Repeat, exactly and only, the lines from the beginning of the data through the line with "(0,0) rectangle (1335,498);". Pictures are left out.

== == ==

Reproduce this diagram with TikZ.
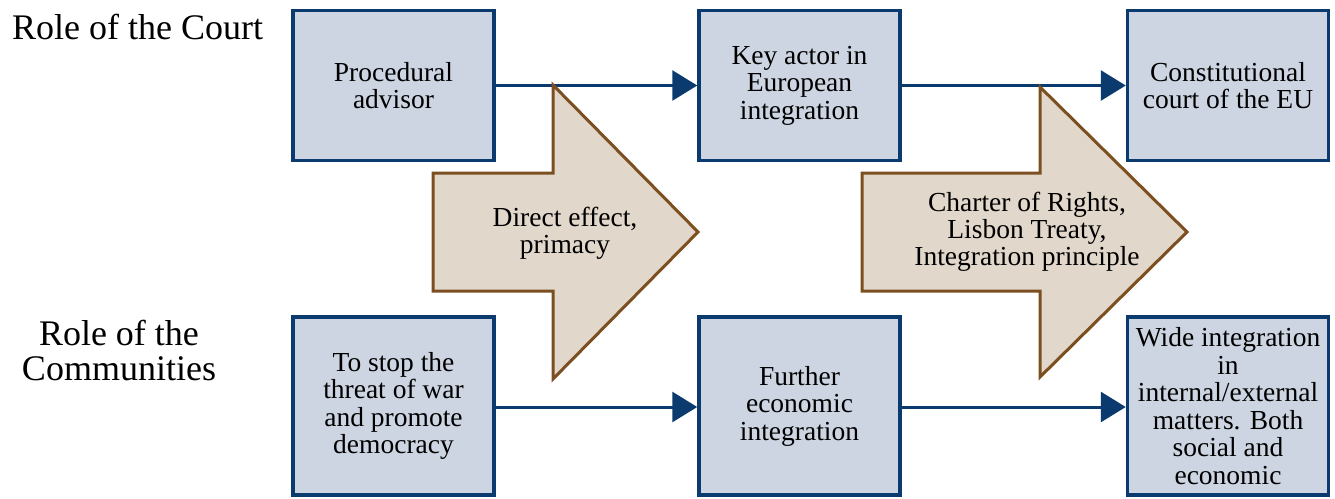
\documentclass[tikz,border=0pt]{standalone}
\usepackage{fontspec}
\setmainfont{Liberation Serif}
\usetikzlibrary{arrows.meta}
\definecolor{boxfill}{HTML}{CDD5E2}
\definecolor{boxline}{HTML}{0B3A6E}
\definecolor{shiftfill}{HTML}{E1D7CB}
\definecolor{shiftline}{HTML}{7B4F1F}
\tikzset{
  stage/.style={draw=boxline, fill=boxfill, line width=3.5pt, align=center,
    minimum width=201pt, inner sep=2pt, font=\fontsize{27.5}{27.5}\selectfont},
  topstage/.style={stage, minimum height=150pt},
  lowstage/.style={stage, minimum height=178pt},
  link/.style={draw=boxline, line width=3pt, -{Triangle[length=25pt,width=30pt]}},
  shiftarrow/.style={draw=shiftline, fill=shiftfill, line width=3pt, line join=miter},
  shifttext/.style={align=center, inner sep=0pt, font=\fontsize{27.5}{27}\selectfont},
  rolelabel/.style={align=center, inner sep=0pt, font=\fontsize{36}{35}\selectfont},
}
\begin{document}
\begin{tikzpicture}[x=1pt, y=-1pt]
  \useasboundingbox (0,0) rectangle (1335,498);

  \node[rolelabel, anchor=west] (court) at (12,27) {Role of the Court};
  \node[rolelabel] (communities) at (119,350) {Role of the\\Communities};

  % role of the court
  \node[topstage] (advisor) at (393.5,85.5) {Procedural\\advisor};
  \node[topstage] (keyactor) at (799.5,85.5) {Key actor in\\European\\integration};
  \node[topstage] (constcourt) at (1228,85.5) {Constitutional\\court of the EU};

  % role of the communities
  \node[lowstage] (stopwar) at (393.5,406) {To stop the\\threat of war\\and promote\\democracy};
  \node[lowstage] (economic) at (799.5,406) {Further\\economic\\integration};
  \node[lowstage] (wide) at (1228,406) {Wide integration\\in\\internal/external\\matters. Both\\social and\\economic};

  \draw[link] (advisor) to (keyactor);
  \draw[link] (keyactor) to (constcourt);
  \draw[link] (stopwar.east |- 0,407) to (economic.west |- 0,407);
  \draw[link] (economic.east |- 0,407) to (wide.west |- 0,407);

  % shifts between the stages
  \draw[shiftarrow] (433,173) -- (553,173) -- (553,85) -- (698,232) -- (553,379)
    -- (553,291) -- (433,291) -- cycle;
  \node[shifttext] (effect) at (565,233) {Direct effect,\\primacy};

  \draw[shiftarrow] (862,173) -- (1040,173) -- (1040,87) -- (1187,232) -- (1040,377)
    -- (1040,291) -- (862,291) -- cycle;
  \node[shifttext] (charter) at (1027,232) {Charter of Rights,\\Lisbon Treaty,\\Integration principle};
\end{tikzpicture}
\end{document}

== == ==

FULL ANSWER:
Reproduce this diagram with TikZ.
\documentclass[tikz,border=0pt]{standalone}
\usepackage{fontspec}
\setmainfont{Liberation Serif}
\usetikzlibrary{arrows.meta}
\definecolor{boxfill}{HTML}{CDD5E2}
\definecolor{boxline}{HTML}{0B3A6E}
\definecolor{shiftfill}{HTML}{E1D7CB}
\definecolor{shiftline}{HTML}{7B4F1F}
\tikzset{
  stage/.style={draw=boxline, fill=boxfill, line width=3.5pt, align=center,
    minimum width=201pt, inner sep=2pt, font=\fontsize{27.5}{27.5}\selectfont},
  topstage/.style={stage, minimum height=150pt},
  lowstage/.style={stage, minimum height=178pt},
  link/.style={draw=boxline, line width=3pt, -{Triangle[length=25pt,width=30pt]}},
  shiftarrow/.style={draw=shiftline, fill=shiftfill, line width=3pt, line join=miter},
  shifttext/.style={align=center, inner sep=0pt, font=\fontsize{27.5}{27}\selectfont},
  rolelabel/.style={align=center, inner sep=0pt, font=\fontsize{36}{35}\selectfont},
}
\begin{document}
\begin{tikzpicture}[x=1pt, y=-1pt]
  \useasboundingbox (0,0) rectangle (1335,498);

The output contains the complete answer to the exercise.